21st August 2018
New alloy is 100 times more durable than high-strength steel
A team at Sandia National Laboratories in the U.S. has engineered a platinum-gold alloy believed to be the world's most wear-resistant metal.
The material is 100 times more durable than high-strength steel, making it the first alloy (combination of metals) in the same class as diamond and sapphire – nature's most wear-resistant materials.
“We showed there’s a fundamental change you can make to some alloys that will impart this tremendous increase in performance over a broad range of real, practical metals,” said materials scientist Nic Argibay, an author on the paper.
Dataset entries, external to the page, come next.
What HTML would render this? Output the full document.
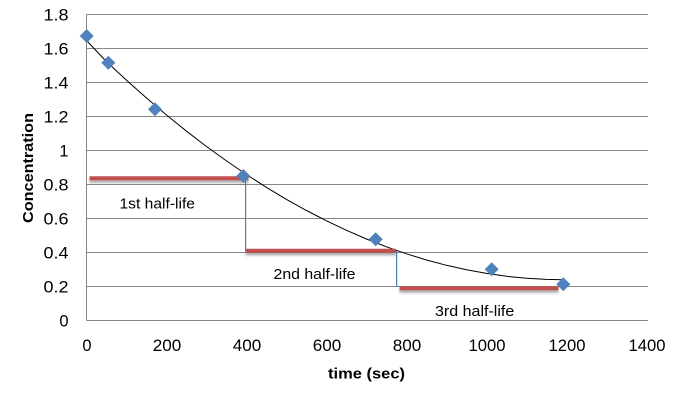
<!DOCTYPE html>
<html>
<head>
<meta charset="utf-8">
<style>
  html,body{margin:0;padding:0;background:#fff;}
  svg{display:block;}
  text{font-family:"Liberation Sans",sans-serif;fill:#000;}
</style>
</head>
<body>
<svg width="682" height="402" viewBox="0 0 682 402" xmlns="http://www.w3.org/2000/svg">
  <defs>
    <filter id="sh" x="-5%" y="-200%" width="110%" height="500%">
      <feDropShadow dx="0" dy="2.5" stdDeviation="1.2" flood-color="#000" flood-opacity="0.35"/>
    </filter>
  </defs>
  <rect width="682" height="402" fill="#fff"/>
  <!-- gridlines -->
  <g stroke="#868686" stroke-width="1">
    <line x1="86.5" y1="14.5" x2="648" y2="14.5"/>
    <line x1="86.5" y1="48.5" x2="648" y2="48.5"/>
    <line x1="86.5" y1="82.5" x2="648" y2="82.5"/>
    <line x1="86.5" y1="116.5" x2="648" y2="116.5"/>
    <line x1="86.5" y1="150.5" x2="648" y2="150.5"/>
    <line x1="86.5" y1="184.5" x2="648" y2="184.5"/>
    <line x1="86.5" y1="218.5" x2="648" y2="218.5"/>
    <line x1="86.5" y1="252.5" x2="648" y2="252.5"/>
    <line x1="86.5" y1="286.5" x2="648" y2="286.5"/>
    <line x1="86.5" y1="320.5" x2="648" y2="320.5"/>
    <line x1="86.5" y1="14.5" x2="86.5" y2="320.5"/>
  </g>
  <!-- y tick labels -->
  <g font-size="16.5" text-anchor="end">
    <text x="68.5" y="20.3" textLength="25" lengthAdjust="spacingAndGlyphs">1.8</text>
    <text x="68.5" y="54.3" textLength="25" lengthAdjust="spacingAndGlyphs">1.6</text>
    <text x="68.5" y="88.3" textLength="25" lengthAdjust="spacingAndGlyphs">1.4</text>
    <text x="68.5" y="122.3" textLength="25" lengthAdjust="spacingAndGlyphs">1.2</text>
    <text x="68.5" y="156.3">1</text>
    <text x="68.5" y="190.3" textLength="25" lengthAdjust="spacingAndGlyphs">0.8</text>
    <text x="68.5" y="224.3" textLength="25" lengthAdjust="spacingAndGlyphs">0.6</text>
    <text x="68.5" y="258.3" textLength="25" lengthAdjust="spacingAndGlyphs">0.4</text>
    <text x="68.5" y="292.3" textLength="25" lengthAdjust="spacingAndGlyphs">0.2</text>
    <text x="68.5" y="326.3">0</text>
  </g>
  <!-- x tick labels -->
  <g font-size="16.5" text-anchor="middle">
    <text x="87" y="351">0</text>
    <text x="167" y="351" textLength="28.5" lengthAdjust="spacingAndGlyphs">200</text>
    <text x="247" y="351" textLength="28.5" lengthAdjust="spacingAndGlyphs">400</text>
    <text x="327" y="351" textLength="28.5" lengthAdjust="spacingAndGlyphs">600</text>
    <text x="407" y="351" textLength="28.5" lengthAdjust="spacingAndGlyphs">800</text>
    <text x="487" y="351" textLength="37" lengthAdjust="spacingAndGlyphs">1000</text>
    <text x="567" y="351" textLength="37" lengthAdjust="spacingAndGlyphs">1200</text>
    <text x="647" y="351" textLength="37" lengthAdjust="spacingAndGlyphs">1400</text>
  </g>
  <!-- axis titles -->
  <text x="366.5" y="378.5" font-size="15" font-weight="bold" text-anchor="middle" textLength="77" lengthAdjust="spacingAndGlyphs">time (sec)</text>
  <text transform="translate(33,168) rotate(-90)" font-size="15" font-weight="bold" text-anchor="middle" textLength="110" lengthAdjust="spacingAndGlyphs">Concentration</text>

  <!-- trend line -->
  <polyline fill="none" stroke="#000" stroke-width="1"
    points="86.5,40.5 106.5,61.6 126.5,80.2 146.5,98 166.5,115 186.5,131.2 206.5,146.5 226.5,160.9 246.5,174.6 266.5,187.4 286.5,199.4 306.5,210.5 326.5,220.8 346.5,230.3 366.5,239 386.5,246.8 406.5,253.8 426.5,260 446.5,265.3 466.5,269.8 486.5,273.4 506.5,276.3 526.5,278.3 546.5,279.4 563,279.7"/>

  <!-- red half-life lines -->
  <g stroke="#C0504D" stroke-width="4" filter="url(#sh)">
    <line x1="89.5" y1="178.3" x2="248.5" y2="178.3"/>
    <line x1="245.5" y1="250.7" x2="396" y2="250.7"/>
    <line x1="399.5" y1="288.3" x2="558.5" y2="288.3"/>
  </g>
  <!-- blue verticals -->
  <g stroke="#4A7EBB" stroke-width="1.2">
    <line x1="245.6" y1="178" x2="245.6" y2="251"/>
    <line x1="396.6" y1="251" x2="396.6" y2="287"/>
  </g>

  <!-- data points -->
  <g fill="#4F81BD">
    <path d="M86.7,29 L93.7,36 L86.7,43 L79.7,36 Z"/>
    <path d="M108.3,55.7 L115.3,62.7 L108.3,69.7 L101.3,62.7 Z"/>
    <path d="M155,102.3 L162,109.3 L155,116.3 L148,109.3 Z"/>
    <path d="M243.3,169 L250.3,176 L243.3,183 L236.3,176 Z"/>
    <path d="M375.7,232.3 L382.7,239.3 L375.7,246.3 L368.7,239.3 Z"/>
    <path d="M491.7,262.3 L498.7,269.3 L491.7,276.3 L484.7,269.3 Z"/>
    <path d="M563.3,277.3 L570.3,284.3 L563.3,291.3 L556.3,284.3 Z"/>
  </g>

  <!-- labels -->
  <g font-size="15">
    <text x="119.5" y="208.5" textLength="75.5" lengthAdjust="spacingAndGlyphs">1st half-life</text>
    <text x="273.5" y="279.2" textLength="82" lengthAdjust="spacingAndGlyphs">2nd half-life</text>
    <text x="435" y="315.9" textLength="79.3" lengthAdjust="spacingAndGlyphs">3rd half-life</text>
  </g>
</svg>
</body>
</html>
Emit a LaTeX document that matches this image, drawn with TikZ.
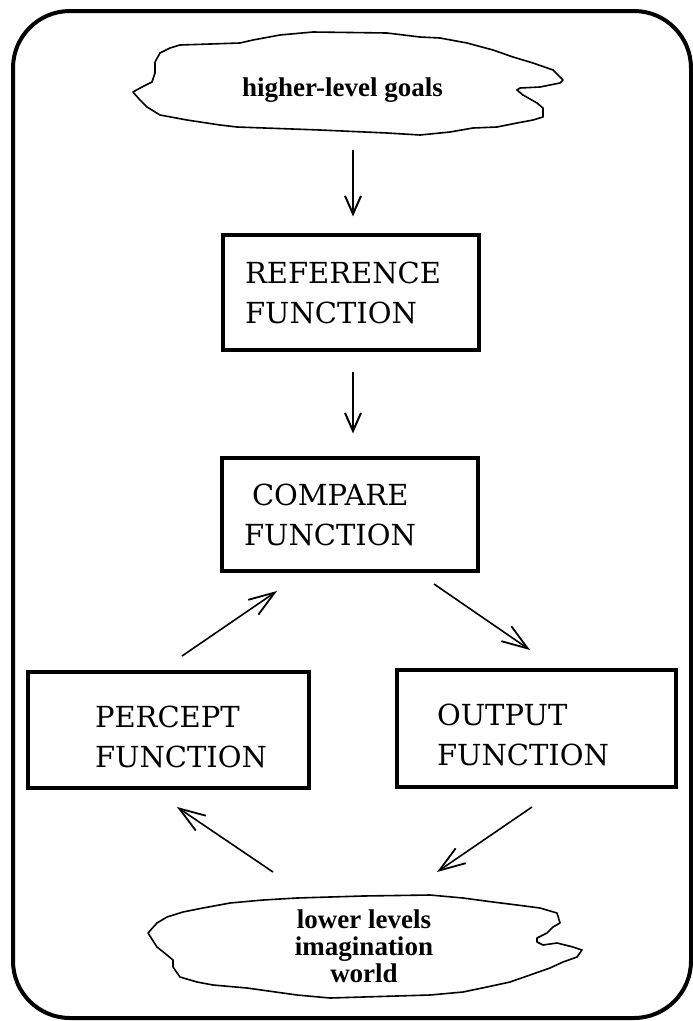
\documentclass[tikz,border=0pt]{standalone}
\usepackage{fontspec}
\newfontfamily\cloudfont{Liberation Serif}
\newfontfamily\boxfont{DejaVu Serif}
\usetikzlibrary{arrows.meta,calc}
\begin{document}
\begin{tikzpicture}[x=1pt,y=-1pt,
  boxnode/.style={draw,line width=3.2pt,inner sep=0pt,font=\boxfont\fontsize{29}{40}\selectfont,align=left},
  cloudtext/.style={font=\cloudfont\bfseries\fontsize{27}{27}\selectfont,align=center,inner sep=0pt},
  cloudline/.style={line width=1.6pt,line join=round},
  varr/.style={line width=2pt,-{Straight Barb[length=18pt,width=16pt,line width=2pt]}},
  darr/.style={line width=1.6pt,-{Straight Barb[length=26pt,width=18pt,line width=1.8pt]}}]
\useasboundingbox (0,0) rectangle (693,1021);
% outer frame
\draw[line width=4pt,rounded corners=57pt] (13,11) rectangle (691,1018);
% top cloud
\draw[cloudline] (133,92) -- (142,87) -- (152,82) -- (155,73) -- (155,62) -- (160,53) -- (170,48) -- (180,45)
  -- (240,43) -- (253,40) -- (280,35) -- (313,32) -- (387,33) -- (420,37) -- (440,38) -- (467,43) -- (493,50)
  -- (513,57) -- (533,63) -- (553,70) -- (563,80) -- (560,83) -- (540,87) -- (520,88) -- (517,90) -- (523,95)
  -- (537,103) -- (543,108) -- (543,117) -- (533,120) -- (517,123) -- (497,127) -- (473,128) -- (450,132)
  -- (420,135) -- (387,133) -- (320,130) -- (237,127) -- (220,125) -- (187,120) -- (160,115) -- (147,107)
  -- (140,100) -- cycle;
\node[cloudtext] (goals) at (342.5,90) {higher-level goals};
% bottom cloud
\draw[cloudline] (148,933) -- (157,923) -- (167,917) -- (183,912) -- (203,908) -- (230,903) -- (263,900)
  -- (297,898) -- (363,896) -- (430,895) -- (463,898) -- (493,902) -- (517,905) -- (540,908) -- (557,913)
  -- (560,923) -- (553,927) -- (547,933) -- (537,938) -- (537,942) -- (543,945) -- (557,943) -- (573,947)
  -- (582,950) -- (577,957) -- (563,962) -- (550,968) -- (530,975) -- (510,982) -- (487,987) -- (463,992)
  -- (430,995) -- (363,997) -- (330,998) -- (297,995) -- (247,988) -- (213,985) -- (197,982) -- (180,977)
  -- (173,967) -- (173,960) -- (167,955) -- (157,947) -- cycle;
\node[cloudtext] (world) at (364,946) {lower levels\\imagination\\world};
% boxes
\node[boxnode,minimum width=256pt,minimum height=115pt,text width=212pt] (ref) at (351,292.5) {REFERENCE\\FUNCTION};
\node[boxnode,minimum width=256pt,minimum height=113pt,text width=212pt] (cmp) at (350,514.5) {\hspace*{8pt}COMPARE\\FUNCTION};
\node[boxnode,minimum width=281pt,minimum height=116pt,text width=147pt] (per) at (168.5,730) {\rule{0pt}{35pt}PERCEPT\\FUNCTION};
\node[boxnode,minimum width=279pt,minimum height=117pt,text width=199pt] (out) at (536.5,728.5) {\rule{0pt}{35pt}OUTPUT\\FUNCTION};
% connectors
\draw[varr,shorten <=47pt,shorten >=17pt] (goals.south -| 353,0) -- (ref.north -| 353,0);
\draw[varr,shorten <=20pt,shorten >=23pt] (ref.south -| 353,0) -- (cmp.north -| 353,0);
\coordinate (pa) at (182,656);
\coordinate (pb) at (277,591);
\coordinate (ca) at (434,584);
\coordinate (cb) at (530,650);
\coordinate (wa) at (532,807);
\coordinate (wb) at (437,872);
\coordinate (va) at (273,872);
\coordinate (vb) at (177,807);
\draw[darr] (pa) -- (pb);
\draw[darr] (ca) -- (cb);
\draw[darr] (wa) -- (wb);
\draw[darr] (va) -- (vb);
\end{tikzpicture}
\end{document}
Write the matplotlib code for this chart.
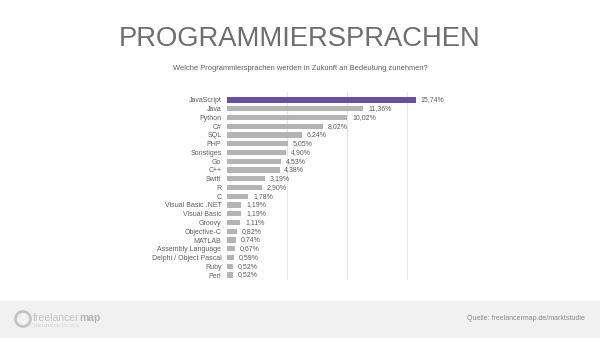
import matplotlib as mpl
import matplotlib.pyplot as plt
from matplotlib.patches import Rectangle, Ellipse

mpl.rcParams['font.family'] = ['Liberation Sans', 'DejaVu Sans']

sprachen = ['JavaScript', 'Java', 'Python', 'C#', 'SQL', 'PHP', 'Sonstiges',
            'Go', 'C++', 'Swift', 'R', 'C', 'Visual Basic .NET', 'Visual Basic',
            'Groovy', 'Objective-C', 'MATLAB', 'Assembly Language',
            'Delphi / Object Pascal', 'Ruby', 'Perl']
anteile = [15.74, 11.36, 10.02, 8.02, 6.24, 5.05, 4.90, 4.53, 4.38, 3.19,
           2.90, 1.78, 1.19, 1.19, 1.11, 0.82, 0.74, 0.67, 0.59, 0.52, 0.52]

GRAU = '#b4b4b4'
LILA = '#6a4ea3'
TEXT = '#5e5e5e'

fig = plt.figure(figsize=(6, 3.38), dpi=100)

fig.text(0.5, 1 - 39 / 338, 'PROGRAMMIERSPRACHEN', fontsize=19.7,
         color='#6e6e6e', ha='center', va='center')
fig.text(0.5, 1 - 68 / 338,
         'Welche Programmiersprachen werden in Zukunft an Bedeutung zunehmen?',
         fontsize=5.4, color=TEXT, ha='center', va='center')

ax = fig.add_axes([227 / 600, 1 - 280 / 338, 240 / 600, 188 / 338])
y = range(len(sprachen))
farben = [LILA] + [GRAU] * (len(sprachen) - 1)
ax.barh(y, anteile, height=0.6, color=farben, zorder=2)
for i, v in enumerate(anteile):
    ax.text(v + 0.4, i, f'{v:.2f}%'.replace('.', ','), va='center',
            fontsize=5, color=TEXT)

ax.set_xlim(0, 20)
ax.set_ylim(20.57, -0.91)
ax.set_xticks([5, 10, 15])
ax.xaxis.grid(True, color='#e6e6e6', lw=0.8)
ax.set_yticks(list(y))
ax.set_yticklabels(sprachen, fontsize=5, color=TEXT)
ax.tick_params(length=0, pad=4)
ax.tick_params(axis='x', labelbottom=False)
for s in ax.spines.values():
    s.set_visible(False)

# Fußzeile mit Logo
fig.patches.append(Rectangle((0, 0), 1, 0.11, transform=fig.transFigure,
                             color='#f1f1f1', zorder=0))
fig.patches.append(Ellipse((23 / 600, 1 - 319 / 338), 15 / 600, 15 / 338,
                           transform=fig.transFigure, facecolor='none',
                           edgecolor='#c4c4c4', lw=2))
yb = 1 - 321 / 338
t = fig.text(33 / 600, yb, 'freelancer', fontsize=7.5, color='#c4c4c4',
             va='baseline')
fig.canvas.draw()
x1 = fig.transFigure.inverted().transform(
    t.get_window_extent(fig.canvas.get_renderer()).p1)[0]
fig.text(x1, yb, 'map', fontsize=7.5, color='#b8b8b8', weight='bold',
         va='baseline')
fig.text(34 / 600, 1 - 326 / 338, 'FIND EXPERTS AND PROJECTS', fontsize=2.2,
         color='#cccccc', va='center')
fig.text(0.975, 1 - 319 / 338, 'Quelle: freelancermap.de/marktstudie',
         fontsize=5, color='#8a8a8a', ha='right', va='center')

fig.savefig('out.png', dpi=100)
Although metals are typically thought of as strong, when they repeatedly rub against other metals – as happens in engines – they wear down, deform and corrode unless they have a protective barrier, like additives in motor oil. In electronics, moving metal-to-metal contacts receive similar protections with outer layers of gold or other precious metal alloys.
However, these coatings are expensive. And eventually they wear out, too, as connections press and slide across each other day after day, year after year – sometimes millions, even billions of times. These effects are exacerbated the smaller the connections are, because the less material you start with, the less wear and tear a connection can endure before it no longer works.
With Sandia's new material, a hypothetical car with tires made from the alloy could skid – not drive, but actually skid – around Earth's equator 500 times before wearing out the tread. After a mile of skidding, only a single layer of atoms would be lost.
The ultradurable coating could save the electronics industry more than $100 million a year in materials alone, says Argibay, and make electronics of all sizes and across many industries more cost-effective, long-lasting and dependable – from aerospace systems and wind turbines, to microelectronics for cell phones and radar systems.
“These wear-resistant materials could potentially provide reliability benefits for a range of devices we have explored,” said Chris Nordquist, a Sandia engineer not involved in the study. “The opportunities for integration and improvement would be device-specific, but this material would provide another tool for addressing current reliability limitations of metal microelectronic components.”
The team's breakthrough emerged from simulations that calculated how individual atoms were affecting large-scale properties of the metal, a connection that is rarely obvious from observations alone.
“We're getting down to fundamental atomic mechanisms and microstructure and tying all these things together to understand why you get good performance or why you get bad performance, and then engineering an alloy that gives you good performance,” said co-author Michael Chandross.
The team recently published their findings in the journal Advanced Materials.